Code that draws figures:
— Begin —
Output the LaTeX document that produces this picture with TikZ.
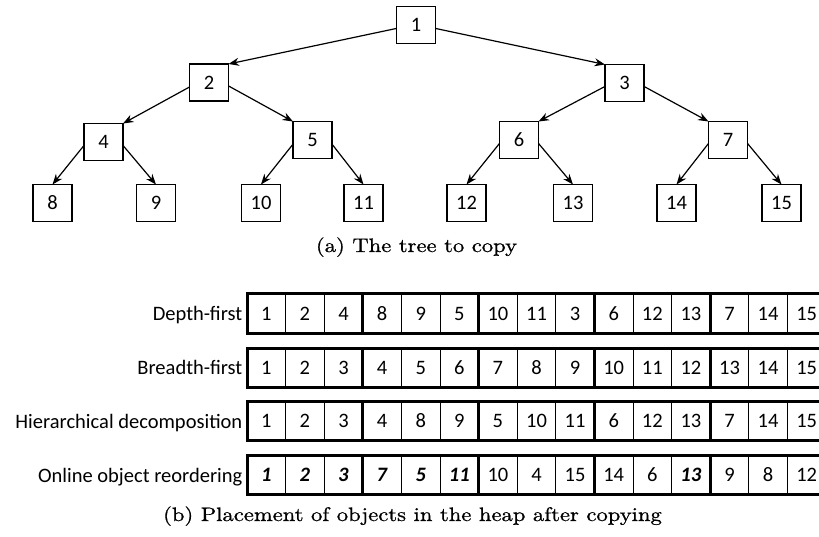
\documentclass[tikz,border=0pt]{standalone}
\usepackage{fontspec}
\setmainfont{Carlito}
\newfontfamily\capfont{lmroman10-regular.otf}[FakeStretch=1.16,FakeBold=0.8]
\usetikzlibrary{arrows.meta}
\begin{document}
\begin{tikzpicture}[x=1pt,y=-1pt,
  tnode/.style={draw, line width=1.7pt, minimum width=39pt, minimum height=37pt, inner sep=0pt, outer sep=0pt, font=\fontsize{20.5}{20.5}\selectfont},
  edge/.style={line width=1.2pt, -{Stealth[length=10.5pt,width=8pt]}},
  cell/.style={draw, line width=0.9pt, minimum width=38.6pt, minimum height=39pt, inner sep=0pt, outer sep=0pt, font=\fontsize{20.5}{20.5}\selectfont},
  rowlabel/.style={anchor=base east, inner sep=0pt, font=\fontsize{20.5}{20.5}\selectfont},
  thickline/.style={line width=3pt},
  capt/.style={anchor=base, inner sep=0pt, font=\capfont\fontsize{19.5}{20}\selectfont}
]
\useasboundingbox (0,0) rectangle (819,537);
% tree
\node[tnode] (n1) at (416,25) {1};
\node[tnode] (n2) at (209,82.5) {2};
\node[tnode] (n3) at (624.5,83) {3};
\node[tnode] (n4) at (103.5,142) {4};
\node[tnode] (n5) at (312.5,140) {5};
\node[tnode] (n6) at (519,140) {6};
\node[tnode] (n7) at (728,140) {7};
\node[tnode] (n8) at (52.5,203) {8};
\node[tnode] (n9) at (156,203) {9};
\node[tnode] (n10) at (261,203) {10};
\node[tnode] (n11) at (363.5,203) {11};
\node[tnode] (n12) at (466.5,203) {12};
\node[tnode] (n13) at (573,203) {13};
\node[tnode] (n14) at (676.5,203) {14};
\node[tnode] (n15) at (781.5,203) {15};
\draw[edge] (n1.190) -- (n2.north east);
\draw[edge] (n1.350) -- (n3.north west);
\draw[edge] (n2.193) -- (n4.north east);
\draw[edge] (n2.350) -- (n5.north west);
\draw[edge] (n3.190) -- (n6.north east);
\draw[edge] (n3.350) -- (n7.north west);
\draw[edge] (n4.190) -- (n8.north);
\draw[edge] (n4.350) -- (n9.north);
\draw[edge] (n5.192) -- (n10.north);
\draw[edge] (n5.348) -- (n11.north);
\draw[edge] (n6.190) -- (n12.north);
\draw[edge] (n6.350) -- (n13.north);
\draw[edge] (n7.190) -- (n14.north);
\draw[edge] (n7.350) -- (n15.north);
\node[capt] (capa) at (416.5,252) {(a) The tree to copy};
% arrays
\foreach \v [count=\i] in {1,2,4,8,9,5,10,11,3,6,12,13,7,14,15}
  \node[cell] (a\i) at ({247+38.6*(\i-0.5)},313.5) {\v};
\foreach \v [count=\i] in {1,2,3,4,5,6,7,8,9,10,11,12,13,14,15}
  \node[cell] (b\i) at ({247+38.6*(\i-0.5)},367.5) {\v};
\foreach \v [count=\i] in {1,2,3,4,8,9,5,10,11,6,12,13,7,14,15}
  \node[cell] (c\i) at ({247+38.6*(\i-0.5)},421) {\v};
\foreach \v [count=\i] in {\textbf{\textit{1}},\textbf{\textit{2}},\textbf{\textit{3}},\textbf{\textit{7}},\textbf{\textit{5}},\textbf{\textit{11}},10,4,15,14,6,\textbf{\textit{13}},9,8,12}
  \node[cell] (d\i) at ({247+38.6*(\i-0.5)},475) {\v};
\foreach \r in {a,b,c,d}{
  \draw[thickline] (\r1.north west) rectangle (\r15.south east);
  \foreach \k in {3,6,9,12}
    \draw[thickline] (\r\k.north east) -- (\r\k.south east);
}
\node[rowlabel] (la) at (242.5,320.5) {Depth-first};
\node[rowlabel] (lb) at (242.5,374.5) {Breadth-first};
\node[rowlabel] (lc) at (242.5,428) {Hierarchical decomposition};
\node[rowlabel] (ld) at (242.5,482) {Online object reordering};
\node[capt] (capb) at (412.5,521) {(b) Placement of objects in the heap after copying};
\end{tikzpicture}
\end{document}
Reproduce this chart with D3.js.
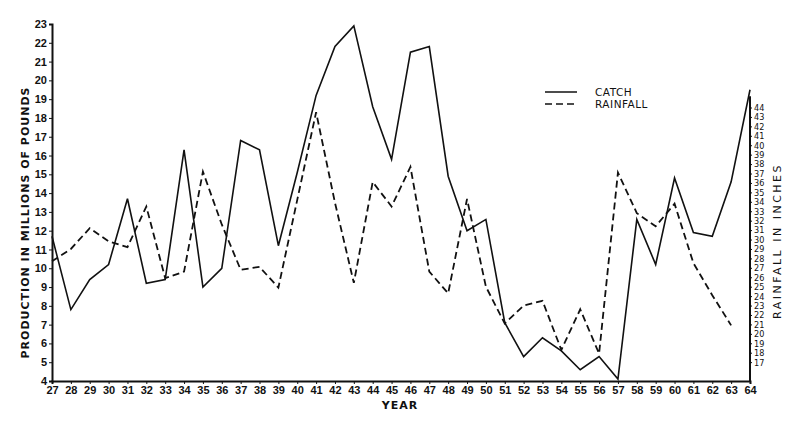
<!DOCTYPE html>
<html>
<head>
<meta charset="utf-8">
<script src="https://cdn.jsdelivr.net/npm/d3@7.9.0/dist/d3.min.js"></script>
<style>
  body { margin: 0; background: #fff; }
  svg { display: block; font-family: "DejaVu Sans", sans-serif; }
  .axis text { font-size: 11px; font-weight: bold; fill: #111; }
  .raxis text { font-family: "DejaVu Sans Condensed", "DejaVu Sans", sans-serif; font-size: 9px; font-weight: normal; }
  .title { font-size: 11px; font-weight: bold; fill: #111; letter-spacing: 1px; }
</style>
</head>
<body>
<div id="chart"></div>
<script>
// years 1927..1964
const years = d3.range(27, 65);

// catch, millions of pounds (left axis)
const catchValues = [11.7, 7.8, 9.4, 10.2, 13.7, 9.2, 9.4, 16.3, 9.0, 10.0,
  16.8, 16.3, 11.2, 15.1, 19.2, 21.8, 22.9, 18.6, 15.8, 21.5,
  21.8, 14.9, 12.0, 12.6, 7.1, 5.3, 6.3, 5.6, 4.6, 5.3,
  4.1, 12.6, 10.2, 14.8, 11.9, 11.7, 14.6, 19.5];

// rainfall, inches (right axis), 1927..1963
const rainValues = [27.7, 29.0, 31.2, 29.8, 29.2, 33.5, 25.9, 26.6, 37.2, 31.6,
  26.8, 27.1, 24.9, 34.2, 43.5, 33.9, 25.4, 36.1, 33.5, 37.7,
  26.6, 24.3, 34.3, 25.0, 21.1, 23.0, 23.5, 18.3, 22.6, 17.9,
  37.1, 32.8, 31.4, 33.8, 27.5, 24.1, 20.9];

const leftTicks = d3.range(4, 24);
const rightTicks = d3.range(17, 45);
const legendItems = [
  { label: 'CATCH', dash: null },
  { label: 'RAINFALL', dash: '7,4' }
];

const width = 800;
const height = 423;
const svg = d3.select('#chart').append('svg')
  .attr('width', width).attr('height', height);

const x = d3.scaleLinear().domain([27, 64]).range([52, 750]);
const yL = d3.scaleLinear().domain([4, 23]).range([381, 24]);
const yR = d3.scaleLinear().domain([15, 44]).range([381, 107.5]);

// axes
svg.append('g').attr('class', 'axis')
  .attr('transform', `translate(0,${yL(4)})`)
  .call(d3.axisBottom(x).tickValues(years).tickSize(3).tickPadding(2).tickFormat(d3.format('d')));

svg.append('g').attr('class', 'axis')
  .attr('transform', `translate(${x(27)},0)`)
  .call(d3.axisLeft(yL).tickValues(leftTicks).tickSize(3).tickPadding(2));

const rightAxis = svg.append('g').attr('class', 'axis raxis')
  .attr('transform', `translate(${x(64)},0)`)
  .call(d3.axisRight(yR).tickValues(rightTicks).tickSize(2).tickPadding(2));

svg.selectAll('.axis .domain').attr('stroke', '#111').attr('stroke-width', 2);
svg.selectAll('.axis .tick line').attr('stroke', '#111');
rightAxis.select('.domain').attr('d', `M0,${yR(15)}V${yR(45.2)}`);

// lines
const catchLine = d3.line()
  .x((d, i) => x(years[i]))
  .y(d => yL(d));
svg.append('path')
  .datum(catchValues)
  .attr('d', catchLine)
  .attr('fill', 'none')
  .attr('stroke', '#111')
  .attr('stroke-width', 1.6);

const rainLine = d3.line()
  .x((d, i) => x(years[i]))
  .y(d => yR(d));
svg.append('path')
  .datum(rainValues)
  .attr('d', rainLine)
  .attr('fill', 'none')
  .attr('stroke', '#111')
  .attr('stroke-width', 1.8)
  .attr('stroke-dasharray', '7,4');

// axis titles
svg.append('text').attr('class', 'title')
  .attr('transform', `translate(29,${(yL(4) + yL(23)) / 2 + 20}) rotate(-90)`)
  .attr('text-anchor', 'middle')
  .text('PRODUCTION IN MILLIONS OF POUNDS');

svg.append('text').attr('class', 'title')
  .attr('transform', `translate(781,241) rotate(-90)`)
  .attr('text-anchor', 'middle')
  .style('letter-spacing', '2.5px')
  .style('font-weight', 'normal')
  .text('RAINFALL IN INCHES');

svg.append('text').attr('class', 'title')
  .attr('x', 400).attr('y', 409)
  .attr('text-anchor', 'middle')
  .text('YEAR');

// legend
const legend = svg.append('g').attr('transform', 'translate(545,92)');
legendItems.forEach((item, i) => {
  const g = legend.append('g').attr('transform', `translate(0,${i * 12})`);
  g.append('line')
    .attr('x1', 0).attr('x2', 32).attr('y1', 0).attr('y2', 0)
    .attr('stroke', '#111').attr('stroke-width', 1.5)
    .attr('stroke-dasharray', item.dash);
  g.append('text')
    .attr('x', 50).attr('y', 4)
    .style('font-size', '10.5px')
    .style('letter-spacing', '0.5px')
    .attr('fill', '#111')
    .text(item.label);
});
</script>
</body>
</html>
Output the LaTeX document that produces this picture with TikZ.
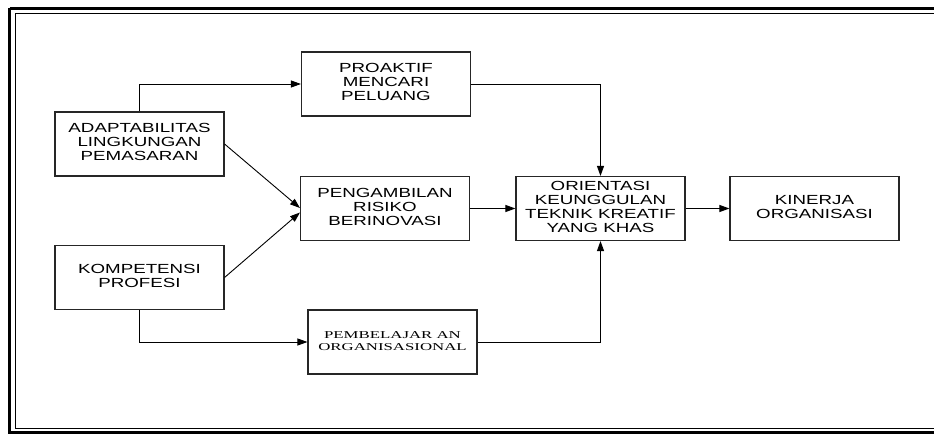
\documentclass[tikz,border=0pt]{standalone}
\usepackage{fontspec}
\setmainfont{Liberation Sans}
\newfontfamily\serifbox{Liberation Serif}
\usetikzlibrary{arrows.meta}
\newcommand{\widetext}[1]{\scalebox{1.42}[1]{\begin{tabular}{@{}c@{}}#1\end{tabular}}}
\newcommand{\widerserif}[1]{\scalebox{1.6}[1]{\begin{tabular}{@{}c@{}}#1\end{tabular}}}
\begin{document}
\begin{tikzpicture}[x=1pt,y=-1pt,
  boxnode/.style={draw=black!85,line width=1.1pt,minimum width=169pt,minimum height=64pt,inner sep=0pt,
    font=\fontsize{13.2}{14}\selectfont},
  serifnode/.style={boxnode,font=\serifbox\fontsize{10.5}{12.7}\selectfont},
  conn/.style={line width=0.9pt,-{Triangle[length=10pt,width=7pt]}}]
\useasboundingbox (0,0) rectangle (934,435);
% frame
\draw[line width=3pt] (9.5,8.5) -- (945,8.5);
\draw[line width=3pt] (9.5,8.5) -- (9.5,432.5) -- (945,432.5);
\draw[line width=1.3pt] (945,13.8) -- (15.6,13.8) -- (15.6,428.8) -- (945,428.8);
% boxes
\node[boxnode] (adapt) at (139.5,144) {\widetext{ADAPTABILITAS\\LINGKUNGAN\\PEMASARAN}};
\node[boxnode] (pro) at (386,84) {\widetext{PROAKTIF\\MENCARI\\PELUANG}};
\node[boxnode] (peng) at (385,208.5) {\widetext{PENGAMBILAN\\RISIKO\\BERINOVASI}};
\node[boxnode] (ori) at (600.5,208.5) {\widetext{ORIENTASI\\KEUNGGULAN\\TEKNIK KREATIF\\YANG KHAS}};
\node[boxnode] (kin) at (814.5,208.5) {\widetext{KINERJA\\ORGANISASI}};
\node[boxnode] (komp) at (139.5,277.5) {\widetext{KOMPETENSI\\PROFESI}};
\node[serifnode] (pemb) at (392.5,342) {\widerserif{PEMBELAJAR AN\\ORGANISASIONAL}};
% connectors
\draw[conn] (adapt.north) |- (pro.west);
\draw[conn] (adapt.east) -- ([yshift=0.5pt]peng.west);
\draw[conn] (komp.east) -- ([yshift=-4pt]peng.west);
\draw[conn] (komp.south) |- (pemb.west);
\draw[conn] (pro.east) -| (ori.north);
\draw[conn] (pemb.east) -| (ori.south);
\draw[conn] (peng.east) -- (ori.west);
\draw[conn] (ori.east) -- (kin.west);
\end{tikzpicture}
\end{document}
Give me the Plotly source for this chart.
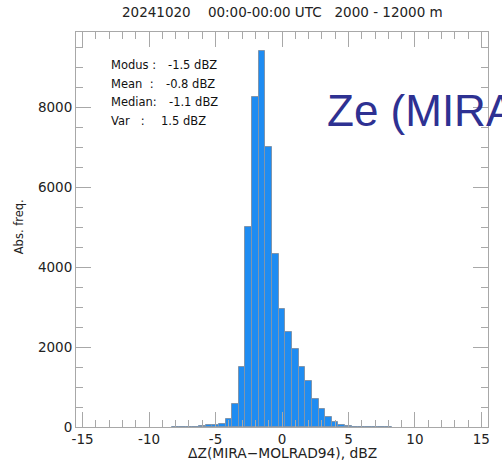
import plotly.graph_objects as go

# ---- data ----
bin_centers = [-8.0, -7.5, -7.0, -6.5, -6.0, -5.5, -5.0, -4.5, -4.0, -3.5, -3.0, -2.5,
               -2.0, -1.5, -1.0, -0.5, 0.0, 0.5, 1.0, 1.5, 2.0, 2.5, 3.0, 3.5,
               4.0, 4.5, 5.0, 5.5, 6.0, 6.5, 7.0, 7.5, 8.0]
counts = [3, 5, 8, 12, 18, 40, 60, 65, 200, 575, 1490, 5010,
          8250, 9415, 7000, 4330, 2960, 2380, 1940, 1510, 1150, 690, 460, 240,
          125, 55, 20, 10, 6, 4, 3, 2, 1]
bin_width = 0.5

stat_names = ["Modus :", "Mean\u00a0\u00a0:", "Median:", "Var\u00a0\u00a0\u00a0:"]
stat_values = ["-1.5 dBZ", "-0.8 dBZ", "-1.1 dBZ", "1.5 dBZ"]

title_text = "20241020\u00a0\u00a0\u00a0\u00a000:00-00:00 UTC\u00a0\u00a0\u00a02000 - 12000 m"
x_title = "\u0394Z(MIRA\u2212MOLRAD94), dBZ"
y_title = "Abs. freq."
overlay_text = "Ze (MIRA \u2013 MOLRAD94)"

x_ticks = [-15, -10, -5, 0, 5, 10, 15]
x_tick_labels = ["-15", "-10", "-5", "0", "5", "10", "15"]
y_ticks = [0, 2000, 4000, 6000, 8000]
y_tick_labels = ["0", "2000", "4000", "6000", "8000"]

FONT = "DejaVu Sans"
AXC = "#a8a8a8"

fig = go.Figure()
fig.add_trace(go.Bar(
    x=bin_centers, y=counts, width=[bin_width] * len(bin_centers),
    marker=dict(color="#1e8cf2", line=dict(color="#7f95ad", width=1)),
    showlegend=False,
))

W, H = 502, 463
L, R, T, B = 76, 12, 32, 36
pw, ph = W - L - R, H - T - B


def px(xp):
    return (xp - L) / pw


def py(yp):
    return (H - B - yp) / ph


def note(text, x, y, size, xanchor="center", family=FONT, color="#222", angle=0):
    return dict(text=text, x=px(x), y=py(y), xref="paper", yref="paper",
                xanchor=xanchor, yanchor="middle", showarrow=False, textangle=angle,
                font=dict(family=family, size=size, color=color))


ann = []
ann.append(note(title_text, 284, 12, 13.5))
ann.append(note(x_title, 283, 453, 13.8))
ann.append(note(y_title, 19, 227, 11.5, angle=-90))

ys = [65, 84, 102.5, 121]
vx = [166.5, 164, 167.5, 159]
for i in range(4):
    ann.append(note(stat_names[i], 109, ys[i], 11.5, xanchor="left", color="#111"))
    ann.append(note(stat_values[i], vx[i], ys[i], 11.5, xanchor="left", color="#111"))

ann.append(note(overlay_text, 326, 111, 44, xanchor="left", family="Liberation Sans",
                color="#2e3192"))

fig.update_layout(
    width=W, height=H,
    margin=dict(l=L, r=R, t=T, b=B, pad=0),
    paper_bgcolor="white", plot_bgcolor="white",
    bargap=0,
    annotations=ann,
    font=dict(family=FONT, size=13, color="#222"),
)
fig.update_xaxes(
    range=[-15.5, 15.5], tickvals=x_ticks, ticktext=x_tick_labels,
    ticks="inside", ticklen=15, tickcolor=AXC,
    tickwidth=1, showline=True, linecolor=AXC, linewidth=1, mirror="allticks",
    showgrid=False, zeroline=False,
    minor=dict(dtick=1, ticks="inside", ticklen=7, tickcolor=AXC, showgrid=False),
    tickfont=dict(family=FONT, size=13.5, color="#222"),
)
fig.update_yaxes(
    range=[0, 9880], tickvals=y_ticks, ticktext=y_tick_labels,
    ticks="inside", ticklen=15, tickcolor=AXC,
    tickwidth=1, showline=True, linecolor=AXC, linewidth=1, mirror="allticks",
    showgrid=False, zeroline=False,
    minor=dict(dtick=500, ticks="inside", ticklen=7, tickcolor=AXC, showgrid=False),
    tickfont=dict(family=FONT, size=13.5, color="#222"),
)

fig.write_html("out.html")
— End —
▶ GOAL:
Which lines hold the word "this"? Show each one.

▶ EXERCISE RESPONSE:
Output the LaTeX document that produces this picture with TikZ.
Reproduce this chart with D3.js.
Output the LaTeX document that produces this picture with TikZ.
Give me the Plotly source for this chart.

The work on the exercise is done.